Print, please, exactly and only the lines between the line holding "Clone this chart in Plotly." and the line holding "import plotly.graph_objects as go", inclusive, omitting any pictures.

• Entries with chart source code:
=-=-=-=-=

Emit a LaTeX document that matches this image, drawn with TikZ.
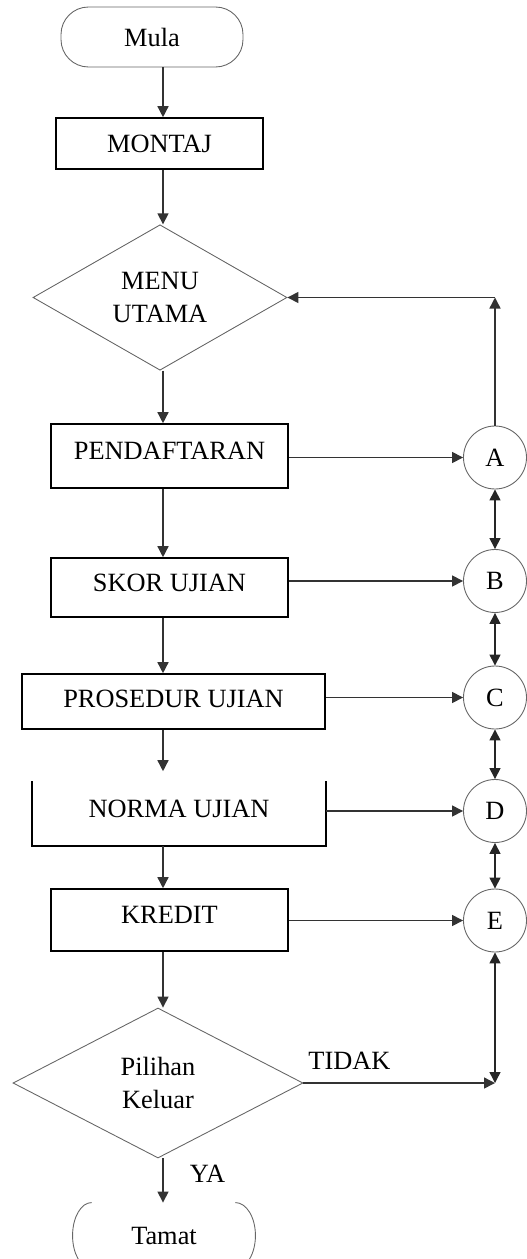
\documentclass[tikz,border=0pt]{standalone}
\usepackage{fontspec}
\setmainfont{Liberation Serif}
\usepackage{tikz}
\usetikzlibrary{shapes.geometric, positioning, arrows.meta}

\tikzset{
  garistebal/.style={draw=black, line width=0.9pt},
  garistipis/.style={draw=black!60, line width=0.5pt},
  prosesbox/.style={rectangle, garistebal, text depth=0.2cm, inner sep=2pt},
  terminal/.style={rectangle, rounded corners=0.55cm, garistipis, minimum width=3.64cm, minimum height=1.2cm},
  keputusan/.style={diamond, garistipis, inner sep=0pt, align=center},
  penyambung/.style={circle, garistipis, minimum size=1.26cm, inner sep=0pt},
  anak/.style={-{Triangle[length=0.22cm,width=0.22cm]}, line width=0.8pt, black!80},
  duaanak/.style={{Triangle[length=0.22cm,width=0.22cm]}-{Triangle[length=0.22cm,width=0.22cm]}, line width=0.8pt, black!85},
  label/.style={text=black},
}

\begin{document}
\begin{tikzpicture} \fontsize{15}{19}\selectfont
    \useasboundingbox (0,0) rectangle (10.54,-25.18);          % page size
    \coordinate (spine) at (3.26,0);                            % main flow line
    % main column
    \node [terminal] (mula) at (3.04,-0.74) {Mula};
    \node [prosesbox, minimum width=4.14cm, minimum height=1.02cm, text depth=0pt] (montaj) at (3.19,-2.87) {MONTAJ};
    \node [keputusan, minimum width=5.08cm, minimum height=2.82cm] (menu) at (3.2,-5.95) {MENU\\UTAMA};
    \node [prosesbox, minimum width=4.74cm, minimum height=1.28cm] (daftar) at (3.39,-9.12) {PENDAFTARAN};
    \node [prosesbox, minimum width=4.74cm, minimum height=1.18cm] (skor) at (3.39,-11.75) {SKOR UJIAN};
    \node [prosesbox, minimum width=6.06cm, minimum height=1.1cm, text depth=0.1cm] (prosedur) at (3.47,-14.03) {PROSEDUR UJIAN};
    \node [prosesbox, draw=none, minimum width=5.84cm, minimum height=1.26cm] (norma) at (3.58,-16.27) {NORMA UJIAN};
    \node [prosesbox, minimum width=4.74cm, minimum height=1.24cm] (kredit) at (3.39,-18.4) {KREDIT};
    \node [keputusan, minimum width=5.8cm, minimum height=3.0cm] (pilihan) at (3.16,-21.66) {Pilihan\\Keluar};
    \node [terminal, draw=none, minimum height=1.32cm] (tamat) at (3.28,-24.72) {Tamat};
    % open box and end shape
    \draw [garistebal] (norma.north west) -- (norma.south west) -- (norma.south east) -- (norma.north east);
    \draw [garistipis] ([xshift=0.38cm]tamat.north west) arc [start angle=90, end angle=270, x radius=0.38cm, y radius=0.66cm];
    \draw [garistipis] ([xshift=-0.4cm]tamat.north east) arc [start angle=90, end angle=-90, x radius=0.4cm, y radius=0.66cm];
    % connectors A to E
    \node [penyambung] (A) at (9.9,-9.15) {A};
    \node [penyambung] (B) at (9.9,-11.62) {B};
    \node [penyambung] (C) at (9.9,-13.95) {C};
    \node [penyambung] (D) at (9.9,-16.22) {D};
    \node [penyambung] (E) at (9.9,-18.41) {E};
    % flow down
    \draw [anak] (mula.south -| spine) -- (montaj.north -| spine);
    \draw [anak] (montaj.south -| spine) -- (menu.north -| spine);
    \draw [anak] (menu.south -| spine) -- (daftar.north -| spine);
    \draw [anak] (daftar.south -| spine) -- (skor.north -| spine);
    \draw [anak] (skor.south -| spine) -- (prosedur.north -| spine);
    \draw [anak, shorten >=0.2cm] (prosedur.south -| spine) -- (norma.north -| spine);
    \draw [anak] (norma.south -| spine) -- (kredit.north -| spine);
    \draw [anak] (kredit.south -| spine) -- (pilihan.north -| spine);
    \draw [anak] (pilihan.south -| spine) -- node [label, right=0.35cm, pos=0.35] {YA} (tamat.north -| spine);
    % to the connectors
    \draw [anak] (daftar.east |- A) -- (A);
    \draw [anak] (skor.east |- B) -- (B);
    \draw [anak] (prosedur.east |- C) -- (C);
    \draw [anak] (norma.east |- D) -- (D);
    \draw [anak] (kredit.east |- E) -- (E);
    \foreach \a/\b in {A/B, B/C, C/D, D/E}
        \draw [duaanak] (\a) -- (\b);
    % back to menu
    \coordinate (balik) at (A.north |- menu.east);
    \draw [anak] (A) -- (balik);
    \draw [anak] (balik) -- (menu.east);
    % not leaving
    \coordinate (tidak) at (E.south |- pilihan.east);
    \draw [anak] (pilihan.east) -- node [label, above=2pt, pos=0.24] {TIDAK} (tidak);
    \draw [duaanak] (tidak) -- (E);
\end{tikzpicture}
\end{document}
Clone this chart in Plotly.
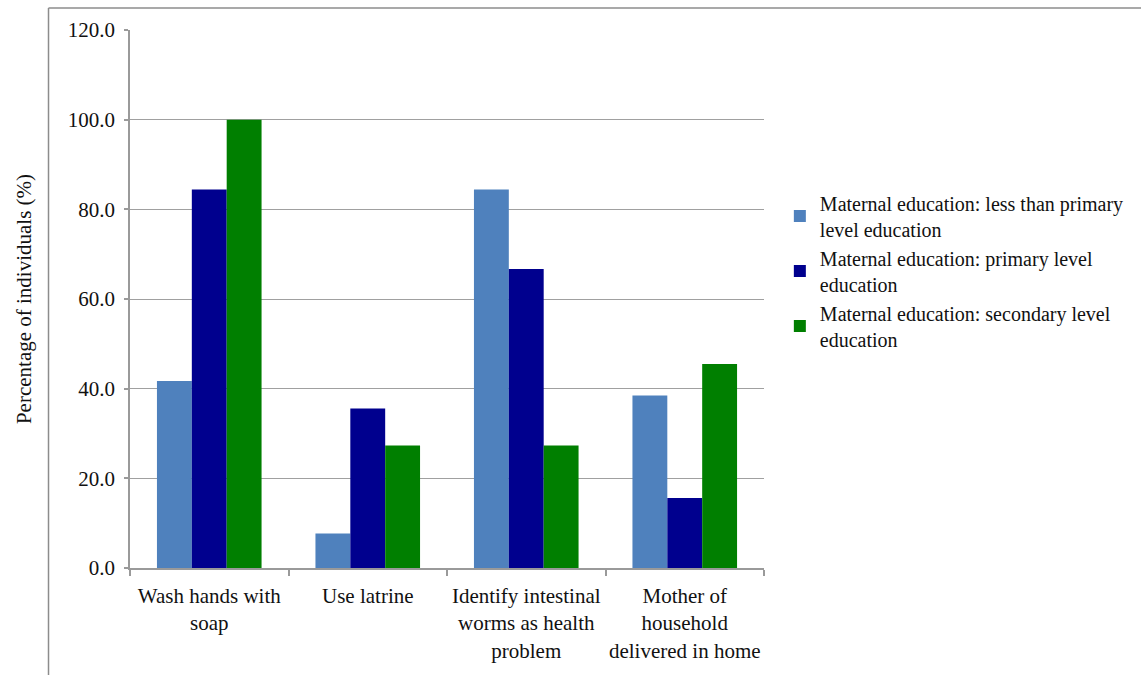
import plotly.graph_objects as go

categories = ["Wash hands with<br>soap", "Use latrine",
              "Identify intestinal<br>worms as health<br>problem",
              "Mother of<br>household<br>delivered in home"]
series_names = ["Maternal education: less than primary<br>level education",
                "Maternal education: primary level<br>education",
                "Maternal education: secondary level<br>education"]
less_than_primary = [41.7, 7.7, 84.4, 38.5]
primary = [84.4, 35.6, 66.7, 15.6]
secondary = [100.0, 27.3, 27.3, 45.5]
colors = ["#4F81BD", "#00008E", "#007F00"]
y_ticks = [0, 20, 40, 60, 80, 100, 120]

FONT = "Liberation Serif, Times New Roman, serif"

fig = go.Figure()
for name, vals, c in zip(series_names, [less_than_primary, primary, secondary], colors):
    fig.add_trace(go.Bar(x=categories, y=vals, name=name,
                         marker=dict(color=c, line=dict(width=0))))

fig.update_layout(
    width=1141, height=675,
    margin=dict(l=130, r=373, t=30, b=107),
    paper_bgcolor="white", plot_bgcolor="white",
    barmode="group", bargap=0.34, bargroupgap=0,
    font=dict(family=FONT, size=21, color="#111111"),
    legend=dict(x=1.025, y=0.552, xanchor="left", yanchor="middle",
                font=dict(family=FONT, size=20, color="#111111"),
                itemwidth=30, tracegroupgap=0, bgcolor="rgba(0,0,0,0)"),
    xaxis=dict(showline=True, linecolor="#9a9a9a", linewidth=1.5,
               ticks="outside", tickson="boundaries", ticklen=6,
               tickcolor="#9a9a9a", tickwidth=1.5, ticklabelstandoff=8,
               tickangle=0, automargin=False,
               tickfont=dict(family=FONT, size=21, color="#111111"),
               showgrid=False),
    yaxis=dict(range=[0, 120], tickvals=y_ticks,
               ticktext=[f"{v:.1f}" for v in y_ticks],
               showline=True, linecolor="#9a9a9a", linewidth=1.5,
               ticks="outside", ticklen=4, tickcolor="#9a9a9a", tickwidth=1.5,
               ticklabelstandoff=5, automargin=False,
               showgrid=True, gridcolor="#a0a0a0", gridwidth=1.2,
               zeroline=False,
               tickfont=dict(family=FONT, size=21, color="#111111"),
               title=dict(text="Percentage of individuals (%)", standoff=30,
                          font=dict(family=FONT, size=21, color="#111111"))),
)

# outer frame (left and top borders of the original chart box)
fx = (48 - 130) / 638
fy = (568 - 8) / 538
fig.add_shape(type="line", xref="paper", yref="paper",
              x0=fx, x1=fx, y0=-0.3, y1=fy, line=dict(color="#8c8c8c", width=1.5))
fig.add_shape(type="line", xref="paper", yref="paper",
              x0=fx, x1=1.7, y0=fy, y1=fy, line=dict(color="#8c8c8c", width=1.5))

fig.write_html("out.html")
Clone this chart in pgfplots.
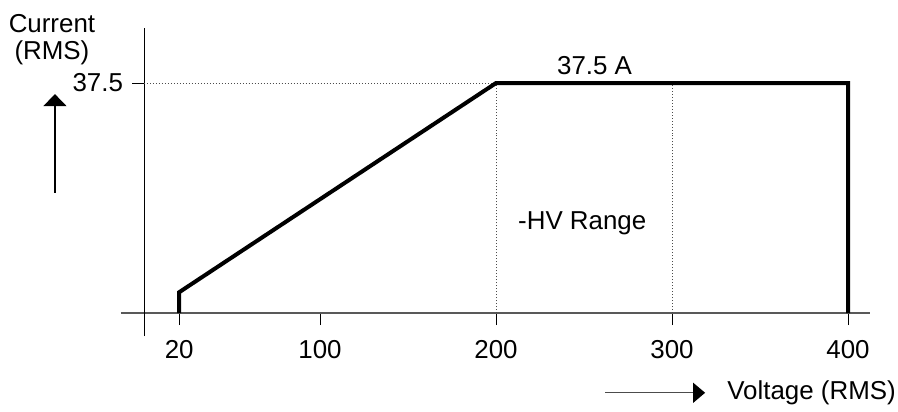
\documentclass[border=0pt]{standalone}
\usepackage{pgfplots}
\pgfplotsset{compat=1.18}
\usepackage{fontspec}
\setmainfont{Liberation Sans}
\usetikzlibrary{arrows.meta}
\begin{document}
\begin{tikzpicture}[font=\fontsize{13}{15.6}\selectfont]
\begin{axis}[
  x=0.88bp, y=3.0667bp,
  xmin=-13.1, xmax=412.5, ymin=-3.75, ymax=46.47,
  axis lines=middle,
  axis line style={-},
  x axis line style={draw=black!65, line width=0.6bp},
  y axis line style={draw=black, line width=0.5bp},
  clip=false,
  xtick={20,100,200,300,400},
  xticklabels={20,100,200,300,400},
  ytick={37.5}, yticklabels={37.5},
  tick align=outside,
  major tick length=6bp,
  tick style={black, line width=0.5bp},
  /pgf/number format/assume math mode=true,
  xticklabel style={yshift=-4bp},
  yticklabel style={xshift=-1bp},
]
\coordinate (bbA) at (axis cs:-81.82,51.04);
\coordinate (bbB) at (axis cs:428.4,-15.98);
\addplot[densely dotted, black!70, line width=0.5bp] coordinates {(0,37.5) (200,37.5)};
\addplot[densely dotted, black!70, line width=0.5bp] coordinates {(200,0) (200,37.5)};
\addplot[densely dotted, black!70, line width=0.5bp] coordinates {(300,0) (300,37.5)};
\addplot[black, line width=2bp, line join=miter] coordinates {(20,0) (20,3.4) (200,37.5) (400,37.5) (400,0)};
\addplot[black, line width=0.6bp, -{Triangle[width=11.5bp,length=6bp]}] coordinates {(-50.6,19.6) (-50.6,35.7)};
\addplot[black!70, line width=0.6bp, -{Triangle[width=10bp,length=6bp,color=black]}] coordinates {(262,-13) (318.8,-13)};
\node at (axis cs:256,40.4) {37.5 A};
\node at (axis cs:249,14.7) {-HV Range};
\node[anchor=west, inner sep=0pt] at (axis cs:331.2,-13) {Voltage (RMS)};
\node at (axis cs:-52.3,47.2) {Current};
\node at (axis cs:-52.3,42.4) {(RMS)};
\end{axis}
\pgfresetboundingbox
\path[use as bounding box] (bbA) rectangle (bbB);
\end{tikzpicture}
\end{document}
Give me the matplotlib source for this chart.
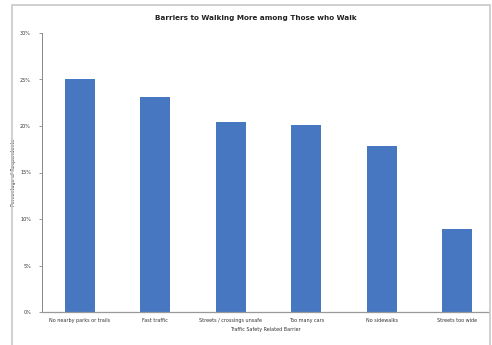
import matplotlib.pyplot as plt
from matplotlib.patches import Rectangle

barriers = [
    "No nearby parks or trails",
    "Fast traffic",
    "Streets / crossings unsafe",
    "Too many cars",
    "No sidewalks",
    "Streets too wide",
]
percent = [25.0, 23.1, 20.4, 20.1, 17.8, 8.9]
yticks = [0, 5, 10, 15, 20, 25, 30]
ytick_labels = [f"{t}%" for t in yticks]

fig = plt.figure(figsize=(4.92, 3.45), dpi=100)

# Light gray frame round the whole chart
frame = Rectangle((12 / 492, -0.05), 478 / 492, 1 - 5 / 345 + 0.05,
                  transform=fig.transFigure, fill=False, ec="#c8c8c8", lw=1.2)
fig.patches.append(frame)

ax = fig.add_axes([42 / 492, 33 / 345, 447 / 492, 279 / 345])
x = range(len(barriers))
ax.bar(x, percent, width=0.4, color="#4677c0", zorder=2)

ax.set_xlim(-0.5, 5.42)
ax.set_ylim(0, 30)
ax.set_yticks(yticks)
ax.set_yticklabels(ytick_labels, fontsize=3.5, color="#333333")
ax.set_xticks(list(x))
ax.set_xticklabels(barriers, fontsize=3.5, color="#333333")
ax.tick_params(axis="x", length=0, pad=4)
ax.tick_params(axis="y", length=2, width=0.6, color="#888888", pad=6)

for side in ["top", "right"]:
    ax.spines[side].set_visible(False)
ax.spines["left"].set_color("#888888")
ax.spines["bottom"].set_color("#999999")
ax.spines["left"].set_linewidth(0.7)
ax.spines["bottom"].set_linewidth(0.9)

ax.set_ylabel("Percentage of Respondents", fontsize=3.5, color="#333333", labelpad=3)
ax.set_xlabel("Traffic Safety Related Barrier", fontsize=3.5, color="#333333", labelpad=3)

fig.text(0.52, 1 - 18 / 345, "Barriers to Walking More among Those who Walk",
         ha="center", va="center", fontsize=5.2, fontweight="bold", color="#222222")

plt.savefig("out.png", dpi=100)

=-=-=-=-=

• EXPECTED ANSWER:
Clone this chart in Plotly.
import plotly.graph_objects as go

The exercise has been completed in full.